* **Problem details**:
Retype only what runs from the first line of the listing to the line holding "4.90, 4.81, 4.73, 4.65]", both included. Do not retype the pictures.

* **Collected data**:
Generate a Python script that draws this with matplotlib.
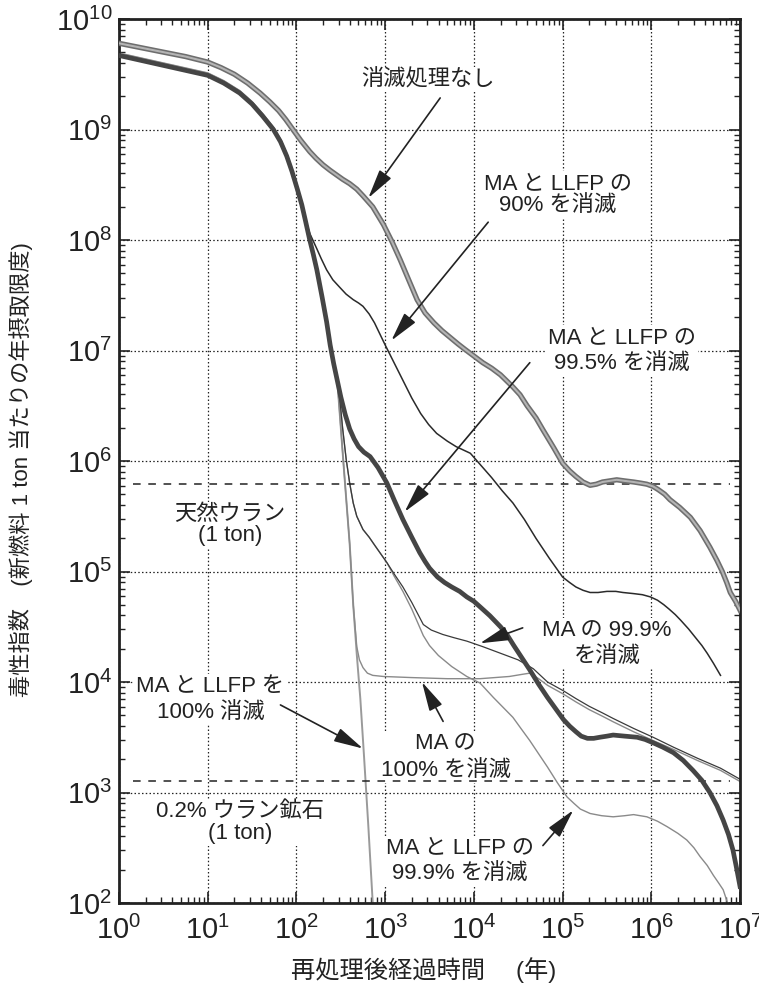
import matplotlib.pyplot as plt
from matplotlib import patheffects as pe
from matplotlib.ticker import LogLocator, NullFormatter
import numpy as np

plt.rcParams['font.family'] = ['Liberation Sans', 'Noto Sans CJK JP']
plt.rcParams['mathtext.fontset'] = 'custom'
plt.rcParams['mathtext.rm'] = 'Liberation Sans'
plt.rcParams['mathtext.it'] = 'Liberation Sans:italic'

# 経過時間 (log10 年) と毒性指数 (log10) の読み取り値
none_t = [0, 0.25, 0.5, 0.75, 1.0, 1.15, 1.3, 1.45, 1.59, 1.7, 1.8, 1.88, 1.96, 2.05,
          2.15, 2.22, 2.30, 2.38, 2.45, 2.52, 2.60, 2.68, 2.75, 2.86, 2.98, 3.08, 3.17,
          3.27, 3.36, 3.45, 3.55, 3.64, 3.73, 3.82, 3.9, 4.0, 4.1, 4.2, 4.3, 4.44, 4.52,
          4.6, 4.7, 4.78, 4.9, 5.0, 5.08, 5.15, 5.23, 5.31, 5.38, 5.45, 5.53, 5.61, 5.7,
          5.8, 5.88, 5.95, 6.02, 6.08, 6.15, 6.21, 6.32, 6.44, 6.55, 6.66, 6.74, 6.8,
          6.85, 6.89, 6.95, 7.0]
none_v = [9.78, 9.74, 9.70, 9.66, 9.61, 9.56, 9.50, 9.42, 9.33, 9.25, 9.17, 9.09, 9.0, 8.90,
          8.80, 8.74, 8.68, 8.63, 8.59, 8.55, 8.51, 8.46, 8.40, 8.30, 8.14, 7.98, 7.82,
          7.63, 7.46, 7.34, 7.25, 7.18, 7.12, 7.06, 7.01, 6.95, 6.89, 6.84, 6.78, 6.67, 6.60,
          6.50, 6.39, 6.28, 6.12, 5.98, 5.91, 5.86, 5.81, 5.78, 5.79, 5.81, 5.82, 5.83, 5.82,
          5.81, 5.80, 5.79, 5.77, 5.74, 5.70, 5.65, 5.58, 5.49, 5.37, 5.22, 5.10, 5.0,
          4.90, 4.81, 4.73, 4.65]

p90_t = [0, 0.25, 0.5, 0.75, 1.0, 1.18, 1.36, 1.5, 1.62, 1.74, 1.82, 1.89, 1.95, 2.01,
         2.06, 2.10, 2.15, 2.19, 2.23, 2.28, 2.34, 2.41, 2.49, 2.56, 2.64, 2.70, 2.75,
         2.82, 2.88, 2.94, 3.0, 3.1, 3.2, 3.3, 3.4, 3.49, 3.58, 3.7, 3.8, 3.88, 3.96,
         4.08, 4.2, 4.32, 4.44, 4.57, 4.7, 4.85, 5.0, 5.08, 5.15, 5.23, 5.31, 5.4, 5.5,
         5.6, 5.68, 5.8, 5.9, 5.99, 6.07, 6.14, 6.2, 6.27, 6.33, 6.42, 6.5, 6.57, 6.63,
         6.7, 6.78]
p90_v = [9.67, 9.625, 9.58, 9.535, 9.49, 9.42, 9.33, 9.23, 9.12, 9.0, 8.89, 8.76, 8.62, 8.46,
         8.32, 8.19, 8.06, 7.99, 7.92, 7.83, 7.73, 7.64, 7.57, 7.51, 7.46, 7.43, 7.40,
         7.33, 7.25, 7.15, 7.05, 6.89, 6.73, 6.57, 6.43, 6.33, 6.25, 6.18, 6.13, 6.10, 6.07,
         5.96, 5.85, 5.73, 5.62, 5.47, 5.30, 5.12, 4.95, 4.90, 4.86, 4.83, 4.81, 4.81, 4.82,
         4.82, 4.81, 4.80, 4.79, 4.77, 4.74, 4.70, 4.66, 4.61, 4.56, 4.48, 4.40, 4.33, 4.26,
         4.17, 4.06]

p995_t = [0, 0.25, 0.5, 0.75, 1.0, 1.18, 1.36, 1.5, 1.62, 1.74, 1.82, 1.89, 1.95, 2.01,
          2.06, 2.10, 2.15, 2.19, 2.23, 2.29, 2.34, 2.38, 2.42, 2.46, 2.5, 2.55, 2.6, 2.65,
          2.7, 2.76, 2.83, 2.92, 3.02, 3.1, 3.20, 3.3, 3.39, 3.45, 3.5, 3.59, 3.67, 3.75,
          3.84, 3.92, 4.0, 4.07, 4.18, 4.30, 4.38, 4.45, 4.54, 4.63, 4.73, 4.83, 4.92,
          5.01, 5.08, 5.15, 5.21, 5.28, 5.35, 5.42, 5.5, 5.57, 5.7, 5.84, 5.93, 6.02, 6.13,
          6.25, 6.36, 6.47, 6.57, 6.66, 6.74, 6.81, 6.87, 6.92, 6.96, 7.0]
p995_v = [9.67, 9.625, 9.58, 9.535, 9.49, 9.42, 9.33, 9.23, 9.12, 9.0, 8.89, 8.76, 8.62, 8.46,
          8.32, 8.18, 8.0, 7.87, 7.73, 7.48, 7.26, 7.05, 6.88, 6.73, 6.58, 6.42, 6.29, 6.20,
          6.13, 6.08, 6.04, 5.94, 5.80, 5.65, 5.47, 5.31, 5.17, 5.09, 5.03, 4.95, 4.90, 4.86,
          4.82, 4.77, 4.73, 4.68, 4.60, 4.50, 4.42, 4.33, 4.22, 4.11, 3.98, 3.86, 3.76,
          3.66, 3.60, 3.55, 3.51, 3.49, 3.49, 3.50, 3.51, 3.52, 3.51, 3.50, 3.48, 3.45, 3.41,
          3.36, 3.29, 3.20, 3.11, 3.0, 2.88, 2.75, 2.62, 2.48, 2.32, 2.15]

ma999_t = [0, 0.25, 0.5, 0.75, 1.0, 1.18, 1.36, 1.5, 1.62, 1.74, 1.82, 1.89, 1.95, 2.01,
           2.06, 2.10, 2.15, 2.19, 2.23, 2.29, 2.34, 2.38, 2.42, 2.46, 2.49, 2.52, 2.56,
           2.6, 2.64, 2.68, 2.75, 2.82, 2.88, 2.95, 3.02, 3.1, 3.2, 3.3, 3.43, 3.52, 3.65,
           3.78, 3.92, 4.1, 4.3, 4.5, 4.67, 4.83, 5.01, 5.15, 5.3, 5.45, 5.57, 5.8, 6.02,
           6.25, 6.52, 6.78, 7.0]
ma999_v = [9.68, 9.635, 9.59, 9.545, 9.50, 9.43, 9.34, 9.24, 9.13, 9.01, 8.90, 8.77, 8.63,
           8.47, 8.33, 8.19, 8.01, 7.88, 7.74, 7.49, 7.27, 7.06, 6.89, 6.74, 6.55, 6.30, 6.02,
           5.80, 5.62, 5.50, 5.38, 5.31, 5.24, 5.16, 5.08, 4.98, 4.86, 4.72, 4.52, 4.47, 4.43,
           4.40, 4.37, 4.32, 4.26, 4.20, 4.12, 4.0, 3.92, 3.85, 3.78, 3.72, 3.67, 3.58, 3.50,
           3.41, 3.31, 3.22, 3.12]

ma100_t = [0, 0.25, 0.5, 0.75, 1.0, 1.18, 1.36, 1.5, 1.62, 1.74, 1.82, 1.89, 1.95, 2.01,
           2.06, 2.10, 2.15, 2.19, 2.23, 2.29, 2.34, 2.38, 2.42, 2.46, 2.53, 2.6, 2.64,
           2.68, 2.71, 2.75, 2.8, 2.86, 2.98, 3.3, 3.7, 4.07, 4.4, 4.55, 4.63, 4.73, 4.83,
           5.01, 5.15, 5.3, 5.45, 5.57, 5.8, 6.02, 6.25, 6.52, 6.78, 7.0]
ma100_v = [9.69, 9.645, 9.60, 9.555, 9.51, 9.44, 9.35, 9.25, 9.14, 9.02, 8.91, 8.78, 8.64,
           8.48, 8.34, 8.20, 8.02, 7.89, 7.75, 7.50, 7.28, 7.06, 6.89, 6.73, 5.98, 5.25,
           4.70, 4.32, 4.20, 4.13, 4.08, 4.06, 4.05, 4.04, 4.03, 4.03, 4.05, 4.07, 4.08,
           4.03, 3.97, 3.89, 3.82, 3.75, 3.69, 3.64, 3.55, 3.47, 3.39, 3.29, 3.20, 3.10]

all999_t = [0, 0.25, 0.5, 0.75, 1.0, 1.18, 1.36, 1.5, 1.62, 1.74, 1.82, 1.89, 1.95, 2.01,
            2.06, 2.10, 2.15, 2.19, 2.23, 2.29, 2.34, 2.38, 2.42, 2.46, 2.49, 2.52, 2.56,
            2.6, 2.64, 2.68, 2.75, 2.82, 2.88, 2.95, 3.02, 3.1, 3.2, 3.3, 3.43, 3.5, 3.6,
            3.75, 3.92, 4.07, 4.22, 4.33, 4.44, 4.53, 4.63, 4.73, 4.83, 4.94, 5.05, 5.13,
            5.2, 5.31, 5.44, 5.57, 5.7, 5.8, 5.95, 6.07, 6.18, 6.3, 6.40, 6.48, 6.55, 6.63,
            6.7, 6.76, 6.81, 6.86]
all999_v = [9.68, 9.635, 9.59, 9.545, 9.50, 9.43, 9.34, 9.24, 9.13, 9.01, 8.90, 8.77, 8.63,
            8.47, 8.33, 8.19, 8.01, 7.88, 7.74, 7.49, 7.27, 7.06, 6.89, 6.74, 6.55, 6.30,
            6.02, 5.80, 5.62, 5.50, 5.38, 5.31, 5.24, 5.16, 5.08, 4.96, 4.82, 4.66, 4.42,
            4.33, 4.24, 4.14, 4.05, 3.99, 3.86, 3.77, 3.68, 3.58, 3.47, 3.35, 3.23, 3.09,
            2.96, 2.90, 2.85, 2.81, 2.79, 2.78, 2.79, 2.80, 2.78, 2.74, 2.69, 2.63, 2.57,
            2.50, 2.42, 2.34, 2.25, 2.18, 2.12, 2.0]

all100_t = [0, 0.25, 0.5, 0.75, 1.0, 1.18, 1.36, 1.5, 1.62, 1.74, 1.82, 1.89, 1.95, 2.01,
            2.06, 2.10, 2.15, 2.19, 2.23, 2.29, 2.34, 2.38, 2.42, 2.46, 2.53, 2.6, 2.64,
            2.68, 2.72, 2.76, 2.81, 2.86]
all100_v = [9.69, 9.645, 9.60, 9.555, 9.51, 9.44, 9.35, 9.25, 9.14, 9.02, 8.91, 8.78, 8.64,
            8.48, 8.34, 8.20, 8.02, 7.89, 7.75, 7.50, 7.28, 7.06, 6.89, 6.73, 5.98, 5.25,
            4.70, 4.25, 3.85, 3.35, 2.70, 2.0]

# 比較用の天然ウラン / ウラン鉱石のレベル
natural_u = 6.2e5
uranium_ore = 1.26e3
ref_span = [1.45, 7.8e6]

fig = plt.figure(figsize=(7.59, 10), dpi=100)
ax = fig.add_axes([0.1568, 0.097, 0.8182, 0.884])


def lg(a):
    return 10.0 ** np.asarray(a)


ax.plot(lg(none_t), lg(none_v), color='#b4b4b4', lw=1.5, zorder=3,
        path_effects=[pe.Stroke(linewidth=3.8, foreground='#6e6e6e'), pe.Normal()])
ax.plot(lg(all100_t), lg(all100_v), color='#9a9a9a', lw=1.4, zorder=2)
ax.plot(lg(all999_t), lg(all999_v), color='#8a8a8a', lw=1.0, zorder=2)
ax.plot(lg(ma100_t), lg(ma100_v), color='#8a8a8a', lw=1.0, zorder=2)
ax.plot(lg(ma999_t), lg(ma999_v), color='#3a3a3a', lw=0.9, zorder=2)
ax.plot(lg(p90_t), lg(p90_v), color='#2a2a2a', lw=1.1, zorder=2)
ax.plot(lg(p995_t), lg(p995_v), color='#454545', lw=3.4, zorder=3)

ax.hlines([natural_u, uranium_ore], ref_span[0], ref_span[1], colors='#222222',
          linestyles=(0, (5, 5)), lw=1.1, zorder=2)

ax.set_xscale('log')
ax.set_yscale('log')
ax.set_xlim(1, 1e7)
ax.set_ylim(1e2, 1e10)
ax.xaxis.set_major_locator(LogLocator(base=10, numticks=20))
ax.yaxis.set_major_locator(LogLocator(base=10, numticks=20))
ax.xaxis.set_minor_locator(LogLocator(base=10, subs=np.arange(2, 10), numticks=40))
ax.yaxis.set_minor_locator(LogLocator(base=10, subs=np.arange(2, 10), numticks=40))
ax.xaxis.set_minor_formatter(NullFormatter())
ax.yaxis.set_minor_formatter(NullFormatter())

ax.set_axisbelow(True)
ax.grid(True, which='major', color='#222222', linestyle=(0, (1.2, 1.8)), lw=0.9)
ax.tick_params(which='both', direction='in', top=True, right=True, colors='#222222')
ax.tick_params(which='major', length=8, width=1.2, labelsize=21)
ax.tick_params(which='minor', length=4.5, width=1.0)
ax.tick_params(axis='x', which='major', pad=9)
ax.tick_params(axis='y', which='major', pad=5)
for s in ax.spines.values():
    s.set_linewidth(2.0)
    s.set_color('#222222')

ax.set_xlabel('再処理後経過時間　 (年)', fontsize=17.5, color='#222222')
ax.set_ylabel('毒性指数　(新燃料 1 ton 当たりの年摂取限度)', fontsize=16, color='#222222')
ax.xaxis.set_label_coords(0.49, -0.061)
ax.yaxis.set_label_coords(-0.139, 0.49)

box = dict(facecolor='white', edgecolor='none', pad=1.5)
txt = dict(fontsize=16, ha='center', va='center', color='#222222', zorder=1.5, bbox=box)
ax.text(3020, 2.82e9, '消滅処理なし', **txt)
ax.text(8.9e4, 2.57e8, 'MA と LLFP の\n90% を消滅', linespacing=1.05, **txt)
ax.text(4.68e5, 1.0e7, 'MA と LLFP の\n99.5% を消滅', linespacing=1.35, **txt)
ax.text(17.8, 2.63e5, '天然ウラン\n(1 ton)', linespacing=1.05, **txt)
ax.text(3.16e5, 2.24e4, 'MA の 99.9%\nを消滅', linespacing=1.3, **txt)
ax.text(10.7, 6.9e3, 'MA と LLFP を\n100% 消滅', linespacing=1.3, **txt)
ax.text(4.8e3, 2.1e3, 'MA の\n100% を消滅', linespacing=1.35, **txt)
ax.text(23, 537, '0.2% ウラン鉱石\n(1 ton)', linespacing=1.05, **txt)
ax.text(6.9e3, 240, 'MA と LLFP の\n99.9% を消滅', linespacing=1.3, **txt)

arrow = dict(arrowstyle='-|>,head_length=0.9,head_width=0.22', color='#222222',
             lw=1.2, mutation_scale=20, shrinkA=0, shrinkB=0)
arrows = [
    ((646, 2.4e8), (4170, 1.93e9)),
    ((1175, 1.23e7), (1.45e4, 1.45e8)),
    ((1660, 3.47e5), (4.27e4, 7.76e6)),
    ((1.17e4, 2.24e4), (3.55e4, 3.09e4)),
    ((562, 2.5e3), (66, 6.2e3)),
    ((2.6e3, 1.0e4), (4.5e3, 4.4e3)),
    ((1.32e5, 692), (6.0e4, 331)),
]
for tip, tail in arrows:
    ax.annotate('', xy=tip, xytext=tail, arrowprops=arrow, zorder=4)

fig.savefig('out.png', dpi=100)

* **Reply to the exercise**:
Generate a Python script that draws this with matplotlib.
import matplotlib.pyplot as plt
from matplotlib import patheffects as pe
from matplotlib.ticker import LogLocator, NullFormatter
import numpy as np

plt.rcParams['font.family'] = ['Liberation Sans', 'Noto Sans CJK JP']
plt.rcParams['mathtext.fontset'] = 'custom'
plt.rcParams['mathtext.rm'] = 'Liberation Sans'
plt.rcParams['mathtext.it'] = 'Liberation Sans:italic'

# 経過時間 (log10 年) と毒性指数 (log10) の読み取り値
none_t = [0, 0.25, 0.5, 0.75, 1.0, 1.15, 1.3, 1.45, 1.59, 1.7, 1.8, 1.88, 1.96, 2.05,
          2.15, 2.22, 2.30, 2.38, 2.45, 2.52, 2.60, 2.68, 2.75, 2.86, 2.98, 3.08, 3.17,
          3.27, 3.36, 3.45, 3.55, 3.64, 3.73, 3.82, 3.9, 4.0, 4.1, 4.2, 4.3, 4.44, 4.52,
          4.6, 4.7, 4.78, 4.9, 5.0, 5.08, 5.15, 5.23, 5.31, 5.38, 5.45, 5.53, 5.61, 5.7,
          5.8, 5.88, 5.95, 6.02, 6.08, 6.15, 6.21, 6.32, 6.44, 6.55, 6.66, 6.74, 6.8,
          6.85, 6.89, 6.95, 7.0]
none_v = [9.78, 9.74, 9.70, 9.66, 9.61, 9.56, 9.50, 9.42, 9.33, 9.25, 9.17, 9.09, 9.0, 8.90,
          8.80, 8.74, 8.68, 8.63, 8.59, 8.55, 8.51, 8.46, 8.40, 8.30, 8.14, 7.98, 7.82,
          7.63, 7.46, 7.34, 7.25, 7.18, 7.12, 7.06, 7.01, 6.95, 6.89, 6.84, 6.78, 6.67, 6.60,
          6.50, 6.39, 6.28, 6.12, 5.98, 5.91, 5.86, 5.81, 5.78, 5.79, 5.81, 5.82, 5.83, 5.82,
          5.81, 5.80, 5.79, 5.77, 5.74, 5.70, 5.65, 5.58, 5.49, 5.37, 5.22, 5.10, 5.0,
          4.90, 4.81, 4.73, 4.65]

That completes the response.